In fact, for all of Adelaide’s good work and shifting of the ball, it was a long direct pass that led to Lachlan Barr’s opener. I asked for the players to be the hungrier side, and the team that wanted it more would win. Barr displayed this to a tee when he attacked the ball while four Perth players waited for it to drop. He deserved his first Isuzu UTE A-League goal purely for his desire.

The game opened in the second half, which, in my opinion, suits the Reds. Everyone started to find space, and if not for a little more smarts, they would have scored again.

Not everyone can score a goal, and this team must get in the habit of making sacrificial runs. The second goal was a prime example. Ibusuki made a lung-busting run across the near post, knowing he would never get the ball. It cleared the path for the returning Ben Halloran to tap home a delightfully weighted cross from Clough, unmarked, to seal the win.

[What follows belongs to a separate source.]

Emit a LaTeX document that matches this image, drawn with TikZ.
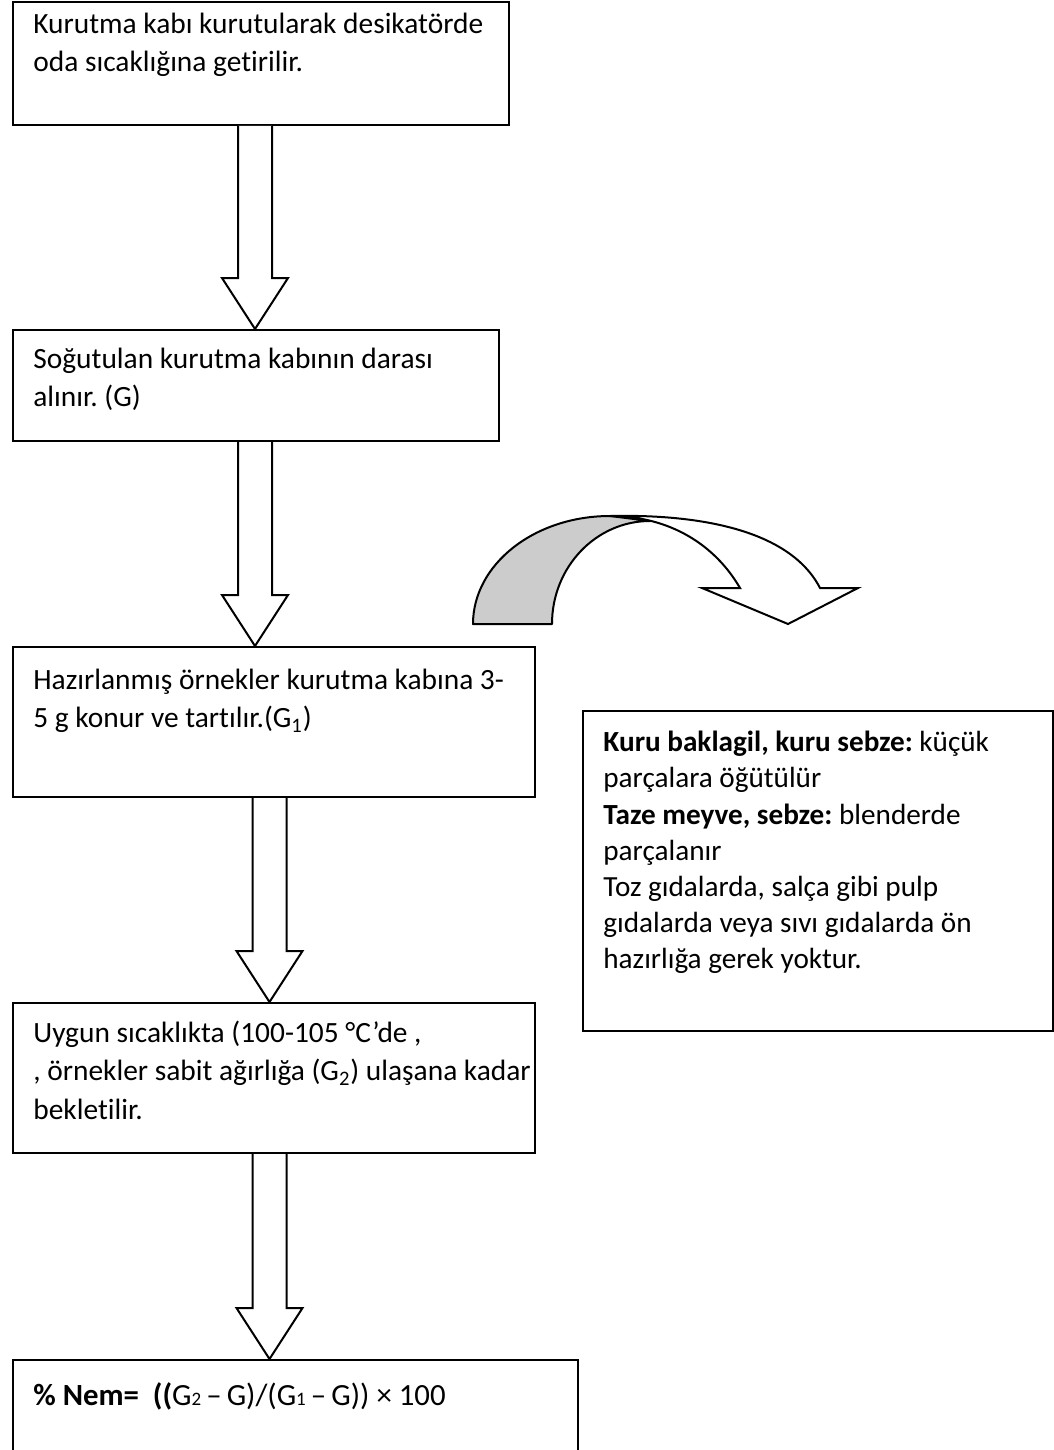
\documentclass[tikz,border=0pt]{standalone}
\usepackage{fontspec}
\setmainfont{Carlito}[Ligatures=NoCommon]
\usetikzlibrary{calc}
\frenchspacing
\tikzset{
  box/.style={draw=black, line width=1pt, anchor=north west, inner sep=0pt, fill=white},
  txt/.style={anchor=north west, inner sep=0pt, align=left, font=\fontsize{14.7}{19.25}\selectfont},
  sidetxt/.style={anchor=north west, inner sep=0pt, align=left, font=\fontsize{14.6}{18.1}\selectfont},
  formtxt/.style={anchor=north west, inner sep=0pt, align=left, font=\fontsize{15.4}{19.25}\selectfont},
  blk/.style={draw=black, line width=1pt, fill=white, line join=miter},
  curvg/.style={draw=black, line width=1pt, fill=black!20, line join=round},
  curvw/.style={draw=black, line width=1pt, fill=white, line join=miter},
}
\newcommand{\blkarrow}[3]{%
  \draw[blk] let \p1=(#1.south), \p2=(#2.north), \p3=(#3,0) in
    (\x3-8.5pt,\y1) -- (\x3-8.5pt,\y2+25.5pt) -- (\x3-16.5pt,\y2+25.5pt) -- (\x3,\y2)
    -- (\x3+16.5pt,\y2+25.5pt) -- (\x3+8.5pt,\y2+25.5pt) -- (\x3+8.5pt,\y1);}
\begin{document}
\begin{tikzpicture}[x=0.5pt,y=-0.5pt]
\useasboundingbox (0,0) rectangle (1054,1450);
% boxes
\node[box, minimum width=248pt, minimum height=61.5pt] (b1) at (12,1) {};
\node[box, minimum width=243pt, minimum height=55.5pt] (b2) at (12,329) {};
\node[box, minimum width=261pt, minimum height=75pt] (b3) at (12,646) {};
\node[box, minimum width=261pt, minimum height=75pt] (b4) at (12,1002) {};
\node[box, minimum width=282.5pt, minimum height=60pt] (b5) at (12,1359) {};
\node[box, minimum width=235pt, minimum height=160pt] (side) at (582,710) {};
% texts (north west = baseline - strut height)
\node[txt] (t1) at (33,6) {\strut Kurutma kabı kurutularak desikatörde\\oda sıcaklığına getirilir.};
\node[txt] (t2) at (33,341) {\strut Soğutulan kurutma kabının darası\\alınır. (G)};
\node[txt] (t3) at (33,662) {\strut Hazırlanmış örnekler kurutma kabına 3-\\5 g konur ve tartılır.(G\textsubscript{1})};
\node[txt] (t4) at (33,1015) {\strut Uygun sıcaklıkta (100-105 °C’de ,\\, örnekler sabit ağırlığa (G\textsubscript{2}) ulaşana kadar\\bekletilir.};
\node[formtxt] (t5) at (33,1378) {\strut\textbf{\% Nem=~ ((}G{\fontsize{9.5}{9.5}\selectfont 2}\,–\,G)/(G{\fontsize{9.5}{9.5}\selectfont 1}\,–\,G)) × 100};
\node[sidetxt] (ts) at (603,726) {\strut\textbf{Kuru baklagil, kuru sebze:} küçük\\parçalara öğütülür\\\textbf{Taze meyve, sebze:} blenderde\\parçalanır\\Toz gıdalarda, salça gibi pulp\\gıdalarda veya sıvı gıdalarda ön\\hazırlığa gerek yoktur.};
% block arrows
\blkarrow{b1}{b2}{255}
\blkarrow{b2}{b3}{255}
\blkarrow{b3}{b4}{269.5}
\blkarrow{b4}{b5}{269.5}
% curved arrow
\draw[curvg] (473,624) .. controls (473,564.4) and (534.3,516) .. (610,516)
  -- (650,521) .. controls (595.9,521) and (552,567.1) .. (552,624) -- cycle;
\draw[curvw] (610,516) .. controls (700,514) and (790,530) .. (820,588)
  -- (858,588) -- (788,624) -- (702,588) -- (740,588)
  .. controls (715,545) and (670,516) .. (610,516) -- cycle;
\end{tikzpicture}
\end{document}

One thing I noticed that was an area of concern was how vulnerable Alexander Popović looked with the ball at his feet. He managed to snuff out the danger, but his body positioning was all wrong. Several times a straight ball in the second half had him looking at sea. He must be side-on and ready to drop when there’s time on the ball. When he turns to run, he completely loses sight of the ball and needs to be aware of where the player and ball are at all times. He’s doing remarkably well for a young player, just something to work on and I’m sure the coaching staff has taken note of it.

Panashe Madanha was flawless. For a young player to come in and make his starting debut at any time is no easy feat, but to do it in a position he’s never played before is something special. He looked tired around the 60 minute mark but found his second wind and made several probing runs late on, nearly setting up Isaías for a wonder goal. He’s a winger by trade, but I’d be keen to see him at fullback again. Often, fullbacks are converted wingers and he looked the part in defence.

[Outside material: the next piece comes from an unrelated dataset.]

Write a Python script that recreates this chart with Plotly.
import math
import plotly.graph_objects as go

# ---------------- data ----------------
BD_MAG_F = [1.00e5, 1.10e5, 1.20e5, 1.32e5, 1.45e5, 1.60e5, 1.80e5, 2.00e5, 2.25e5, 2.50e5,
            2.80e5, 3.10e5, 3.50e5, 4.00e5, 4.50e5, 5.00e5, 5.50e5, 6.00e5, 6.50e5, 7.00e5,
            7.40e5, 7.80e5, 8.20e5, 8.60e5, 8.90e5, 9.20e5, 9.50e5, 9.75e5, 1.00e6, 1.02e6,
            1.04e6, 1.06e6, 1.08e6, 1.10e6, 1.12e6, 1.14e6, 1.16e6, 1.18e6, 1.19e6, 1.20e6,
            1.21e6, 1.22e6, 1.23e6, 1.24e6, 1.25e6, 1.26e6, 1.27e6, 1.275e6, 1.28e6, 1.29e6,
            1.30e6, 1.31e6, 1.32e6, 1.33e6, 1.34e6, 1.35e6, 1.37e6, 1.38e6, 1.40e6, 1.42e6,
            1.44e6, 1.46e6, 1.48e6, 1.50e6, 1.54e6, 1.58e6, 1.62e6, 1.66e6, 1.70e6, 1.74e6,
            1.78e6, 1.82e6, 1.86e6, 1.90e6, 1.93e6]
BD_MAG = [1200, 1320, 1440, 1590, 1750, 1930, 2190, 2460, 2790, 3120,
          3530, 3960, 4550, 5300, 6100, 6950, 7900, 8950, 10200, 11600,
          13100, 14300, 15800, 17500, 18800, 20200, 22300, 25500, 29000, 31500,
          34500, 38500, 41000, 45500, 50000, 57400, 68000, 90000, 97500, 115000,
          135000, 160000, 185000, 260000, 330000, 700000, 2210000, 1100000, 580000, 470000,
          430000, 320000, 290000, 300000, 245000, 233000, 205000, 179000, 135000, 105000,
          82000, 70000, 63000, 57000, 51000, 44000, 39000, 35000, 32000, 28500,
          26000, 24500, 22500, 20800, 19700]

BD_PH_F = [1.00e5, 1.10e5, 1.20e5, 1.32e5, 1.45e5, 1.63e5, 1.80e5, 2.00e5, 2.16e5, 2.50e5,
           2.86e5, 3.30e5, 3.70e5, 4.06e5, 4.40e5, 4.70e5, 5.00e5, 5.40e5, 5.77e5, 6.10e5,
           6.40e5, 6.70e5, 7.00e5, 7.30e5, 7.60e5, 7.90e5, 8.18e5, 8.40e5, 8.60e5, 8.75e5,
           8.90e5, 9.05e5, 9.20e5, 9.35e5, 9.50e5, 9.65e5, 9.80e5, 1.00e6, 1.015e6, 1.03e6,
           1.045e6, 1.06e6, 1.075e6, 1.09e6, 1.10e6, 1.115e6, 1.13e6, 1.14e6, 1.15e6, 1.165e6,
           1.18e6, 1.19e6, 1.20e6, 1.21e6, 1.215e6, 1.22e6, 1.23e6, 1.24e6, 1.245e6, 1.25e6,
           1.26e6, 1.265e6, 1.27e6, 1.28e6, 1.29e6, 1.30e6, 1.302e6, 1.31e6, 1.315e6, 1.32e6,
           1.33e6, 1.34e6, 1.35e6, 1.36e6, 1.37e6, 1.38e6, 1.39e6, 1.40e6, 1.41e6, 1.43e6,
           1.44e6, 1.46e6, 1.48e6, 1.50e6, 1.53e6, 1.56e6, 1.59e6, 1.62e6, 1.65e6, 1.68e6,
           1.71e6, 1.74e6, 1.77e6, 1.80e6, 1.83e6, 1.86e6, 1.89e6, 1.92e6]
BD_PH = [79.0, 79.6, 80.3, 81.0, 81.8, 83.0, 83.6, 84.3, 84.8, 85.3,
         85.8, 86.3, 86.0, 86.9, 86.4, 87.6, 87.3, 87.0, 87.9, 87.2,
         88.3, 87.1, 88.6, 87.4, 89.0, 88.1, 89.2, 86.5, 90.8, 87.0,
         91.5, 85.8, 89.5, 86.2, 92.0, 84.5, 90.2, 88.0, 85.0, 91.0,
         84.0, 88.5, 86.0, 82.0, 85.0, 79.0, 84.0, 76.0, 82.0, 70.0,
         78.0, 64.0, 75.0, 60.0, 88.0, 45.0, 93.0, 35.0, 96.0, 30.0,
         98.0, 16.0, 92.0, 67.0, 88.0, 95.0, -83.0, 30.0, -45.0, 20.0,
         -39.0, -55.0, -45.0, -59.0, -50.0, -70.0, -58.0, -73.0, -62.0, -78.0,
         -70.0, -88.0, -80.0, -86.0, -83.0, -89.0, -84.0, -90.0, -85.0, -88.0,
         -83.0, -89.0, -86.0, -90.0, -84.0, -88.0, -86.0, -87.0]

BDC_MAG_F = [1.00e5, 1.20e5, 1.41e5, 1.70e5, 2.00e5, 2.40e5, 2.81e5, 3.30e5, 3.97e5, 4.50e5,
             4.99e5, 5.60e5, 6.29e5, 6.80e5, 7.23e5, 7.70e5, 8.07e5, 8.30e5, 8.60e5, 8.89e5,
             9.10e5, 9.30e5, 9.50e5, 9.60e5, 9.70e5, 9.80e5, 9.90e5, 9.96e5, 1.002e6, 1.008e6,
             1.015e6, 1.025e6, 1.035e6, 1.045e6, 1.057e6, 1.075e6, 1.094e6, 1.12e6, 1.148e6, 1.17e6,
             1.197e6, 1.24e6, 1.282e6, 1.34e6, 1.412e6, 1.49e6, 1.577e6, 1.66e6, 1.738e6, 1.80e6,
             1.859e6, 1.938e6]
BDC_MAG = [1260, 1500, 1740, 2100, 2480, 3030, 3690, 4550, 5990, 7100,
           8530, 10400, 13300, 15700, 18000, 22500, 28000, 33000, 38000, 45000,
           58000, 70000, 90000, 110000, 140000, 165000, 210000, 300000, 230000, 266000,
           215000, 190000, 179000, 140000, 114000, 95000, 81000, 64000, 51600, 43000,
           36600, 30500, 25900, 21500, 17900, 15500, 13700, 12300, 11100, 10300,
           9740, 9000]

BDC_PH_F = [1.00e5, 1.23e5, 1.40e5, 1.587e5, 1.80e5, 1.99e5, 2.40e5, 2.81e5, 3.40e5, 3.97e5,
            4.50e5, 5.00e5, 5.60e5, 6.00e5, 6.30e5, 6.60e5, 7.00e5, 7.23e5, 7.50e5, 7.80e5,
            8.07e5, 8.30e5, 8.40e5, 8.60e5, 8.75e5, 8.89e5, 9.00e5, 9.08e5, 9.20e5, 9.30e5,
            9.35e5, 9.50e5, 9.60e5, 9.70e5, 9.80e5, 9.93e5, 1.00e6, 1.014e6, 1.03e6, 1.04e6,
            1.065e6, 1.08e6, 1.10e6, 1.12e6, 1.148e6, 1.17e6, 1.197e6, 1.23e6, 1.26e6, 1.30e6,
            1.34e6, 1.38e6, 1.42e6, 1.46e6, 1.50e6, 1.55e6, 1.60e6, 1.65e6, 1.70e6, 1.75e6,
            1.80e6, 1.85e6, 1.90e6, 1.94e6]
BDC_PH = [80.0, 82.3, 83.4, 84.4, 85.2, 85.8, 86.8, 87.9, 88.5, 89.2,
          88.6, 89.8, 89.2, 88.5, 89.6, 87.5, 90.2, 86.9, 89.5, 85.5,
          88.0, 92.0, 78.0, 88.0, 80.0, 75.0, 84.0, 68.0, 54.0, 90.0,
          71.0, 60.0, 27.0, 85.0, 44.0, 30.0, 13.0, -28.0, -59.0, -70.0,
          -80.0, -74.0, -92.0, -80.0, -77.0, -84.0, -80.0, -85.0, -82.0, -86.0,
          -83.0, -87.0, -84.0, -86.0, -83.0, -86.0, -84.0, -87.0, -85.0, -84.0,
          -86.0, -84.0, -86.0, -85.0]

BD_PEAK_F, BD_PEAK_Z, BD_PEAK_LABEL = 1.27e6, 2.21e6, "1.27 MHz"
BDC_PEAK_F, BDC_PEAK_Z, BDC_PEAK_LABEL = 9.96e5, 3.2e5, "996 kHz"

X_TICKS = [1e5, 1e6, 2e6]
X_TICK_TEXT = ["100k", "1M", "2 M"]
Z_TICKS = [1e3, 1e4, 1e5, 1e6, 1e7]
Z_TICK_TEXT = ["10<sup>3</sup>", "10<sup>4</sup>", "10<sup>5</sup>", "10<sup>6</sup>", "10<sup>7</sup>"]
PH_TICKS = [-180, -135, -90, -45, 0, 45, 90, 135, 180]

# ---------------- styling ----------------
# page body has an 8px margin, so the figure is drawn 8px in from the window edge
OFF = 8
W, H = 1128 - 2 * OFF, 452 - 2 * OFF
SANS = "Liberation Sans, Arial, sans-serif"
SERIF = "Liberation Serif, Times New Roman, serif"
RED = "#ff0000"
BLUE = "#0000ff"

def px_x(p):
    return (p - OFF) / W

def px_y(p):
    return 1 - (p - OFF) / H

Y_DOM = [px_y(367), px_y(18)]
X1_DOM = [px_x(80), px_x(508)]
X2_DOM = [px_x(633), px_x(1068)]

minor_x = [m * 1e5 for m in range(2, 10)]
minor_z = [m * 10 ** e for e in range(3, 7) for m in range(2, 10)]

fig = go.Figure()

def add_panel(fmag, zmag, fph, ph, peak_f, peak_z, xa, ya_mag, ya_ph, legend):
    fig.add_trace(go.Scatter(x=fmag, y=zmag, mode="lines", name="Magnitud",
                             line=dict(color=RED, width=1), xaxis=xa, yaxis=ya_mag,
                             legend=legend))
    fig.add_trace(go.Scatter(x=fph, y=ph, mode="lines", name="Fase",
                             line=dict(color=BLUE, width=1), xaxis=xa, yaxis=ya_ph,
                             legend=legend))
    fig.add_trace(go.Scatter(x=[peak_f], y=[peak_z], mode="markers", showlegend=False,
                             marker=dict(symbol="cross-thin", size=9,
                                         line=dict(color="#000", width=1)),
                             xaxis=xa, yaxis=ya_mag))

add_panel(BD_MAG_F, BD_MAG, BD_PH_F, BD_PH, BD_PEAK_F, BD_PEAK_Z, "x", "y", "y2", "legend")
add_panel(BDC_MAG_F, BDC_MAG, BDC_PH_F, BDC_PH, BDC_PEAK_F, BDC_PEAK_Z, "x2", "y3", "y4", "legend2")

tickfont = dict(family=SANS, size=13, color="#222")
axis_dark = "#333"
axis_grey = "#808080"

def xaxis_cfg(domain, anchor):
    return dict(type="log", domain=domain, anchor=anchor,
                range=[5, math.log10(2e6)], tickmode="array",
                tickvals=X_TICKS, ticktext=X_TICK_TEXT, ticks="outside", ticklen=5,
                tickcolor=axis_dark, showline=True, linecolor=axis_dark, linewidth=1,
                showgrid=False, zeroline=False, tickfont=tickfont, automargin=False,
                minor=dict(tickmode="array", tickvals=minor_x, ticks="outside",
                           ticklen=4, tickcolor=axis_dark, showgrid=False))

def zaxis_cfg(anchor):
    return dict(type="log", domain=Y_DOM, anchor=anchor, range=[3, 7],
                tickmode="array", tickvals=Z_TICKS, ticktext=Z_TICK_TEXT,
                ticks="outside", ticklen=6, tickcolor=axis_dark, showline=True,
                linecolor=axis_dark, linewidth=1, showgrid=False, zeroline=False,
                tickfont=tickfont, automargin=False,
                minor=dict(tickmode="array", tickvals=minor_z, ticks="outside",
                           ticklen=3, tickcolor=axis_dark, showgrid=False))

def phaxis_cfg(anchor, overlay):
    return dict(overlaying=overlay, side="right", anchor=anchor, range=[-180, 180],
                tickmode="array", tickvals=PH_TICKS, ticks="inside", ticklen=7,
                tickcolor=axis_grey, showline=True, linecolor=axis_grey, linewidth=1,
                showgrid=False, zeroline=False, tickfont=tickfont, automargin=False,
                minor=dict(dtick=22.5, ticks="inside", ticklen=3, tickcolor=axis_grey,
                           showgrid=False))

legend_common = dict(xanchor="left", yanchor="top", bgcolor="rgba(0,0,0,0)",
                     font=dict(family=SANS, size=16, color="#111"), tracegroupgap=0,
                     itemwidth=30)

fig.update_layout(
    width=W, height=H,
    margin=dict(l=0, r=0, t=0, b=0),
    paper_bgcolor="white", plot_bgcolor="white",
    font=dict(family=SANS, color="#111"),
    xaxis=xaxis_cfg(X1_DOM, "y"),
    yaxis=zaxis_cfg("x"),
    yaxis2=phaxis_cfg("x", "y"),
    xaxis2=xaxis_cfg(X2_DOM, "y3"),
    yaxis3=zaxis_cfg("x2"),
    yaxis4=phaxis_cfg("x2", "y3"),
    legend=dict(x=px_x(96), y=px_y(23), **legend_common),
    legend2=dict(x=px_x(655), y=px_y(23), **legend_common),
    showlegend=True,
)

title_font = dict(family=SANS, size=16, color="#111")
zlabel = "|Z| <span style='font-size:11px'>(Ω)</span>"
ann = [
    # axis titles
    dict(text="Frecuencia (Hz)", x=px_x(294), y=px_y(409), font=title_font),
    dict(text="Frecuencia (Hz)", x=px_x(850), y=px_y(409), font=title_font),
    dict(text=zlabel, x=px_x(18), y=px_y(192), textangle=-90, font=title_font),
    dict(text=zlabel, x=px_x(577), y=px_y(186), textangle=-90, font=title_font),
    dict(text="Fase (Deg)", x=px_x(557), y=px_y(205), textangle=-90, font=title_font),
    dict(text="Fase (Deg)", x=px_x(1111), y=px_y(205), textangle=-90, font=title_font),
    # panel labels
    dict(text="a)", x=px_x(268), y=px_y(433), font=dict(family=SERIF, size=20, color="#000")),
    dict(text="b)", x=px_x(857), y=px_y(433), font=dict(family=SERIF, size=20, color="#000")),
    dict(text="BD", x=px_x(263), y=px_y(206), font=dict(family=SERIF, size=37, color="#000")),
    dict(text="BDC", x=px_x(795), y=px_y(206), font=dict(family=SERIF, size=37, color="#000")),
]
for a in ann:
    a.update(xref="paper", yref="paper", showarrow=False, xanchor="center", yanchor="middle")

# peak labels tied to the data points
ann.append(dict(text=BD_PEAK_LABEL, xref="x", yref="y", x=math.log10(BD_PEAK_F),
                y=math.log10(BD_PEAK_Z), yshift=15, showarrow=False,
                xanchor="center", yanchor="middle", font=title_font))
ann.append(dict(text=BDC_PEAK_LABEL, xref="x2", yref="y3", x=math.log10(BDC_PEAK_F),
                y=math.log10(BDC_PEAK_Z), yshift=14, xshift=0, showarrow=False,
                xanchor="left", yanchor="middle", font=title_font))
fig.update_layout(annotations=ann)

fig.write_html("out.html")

This week, the team travels to take on one of the most dangerous teams in the league. Central Coast, like Adelaide, continue to punch above their weight year after year and it’s hard not to like the team from Gosford. Nick Montgomery has done an outstanding job with this young team. No more evident than his handling and nurturing of Garang Kuol over the last 18 months. He won’t be there this weekend, but they still have plenty of weapons.

Cult figure Jason Cummings is fresh off a double and has shown no signs of slowing down since his return from the World Cup. He’s hungry for more international football and is clearly enjoying his time in the A-Leagues. He’s got all the tricks in the book and the ability to stretch defences. Something Barr and Popović will need to be weary of, particularly if Mariners watched the latter struggle facing his own goal on Monday night.

Against a young Mariners defence, the experienced Adelaide midfield needs to control the match with and without the ball. Whoever partners Iasías in the middle needs to keep the ball but also be quick to close the supply to Marco Túlio and Cummings.

It’s only early in the season, but whoever wins this game will grow in confidence and start believing they can finish inside the top two this season.

This has the makings of one of the games of the season. Expect goals.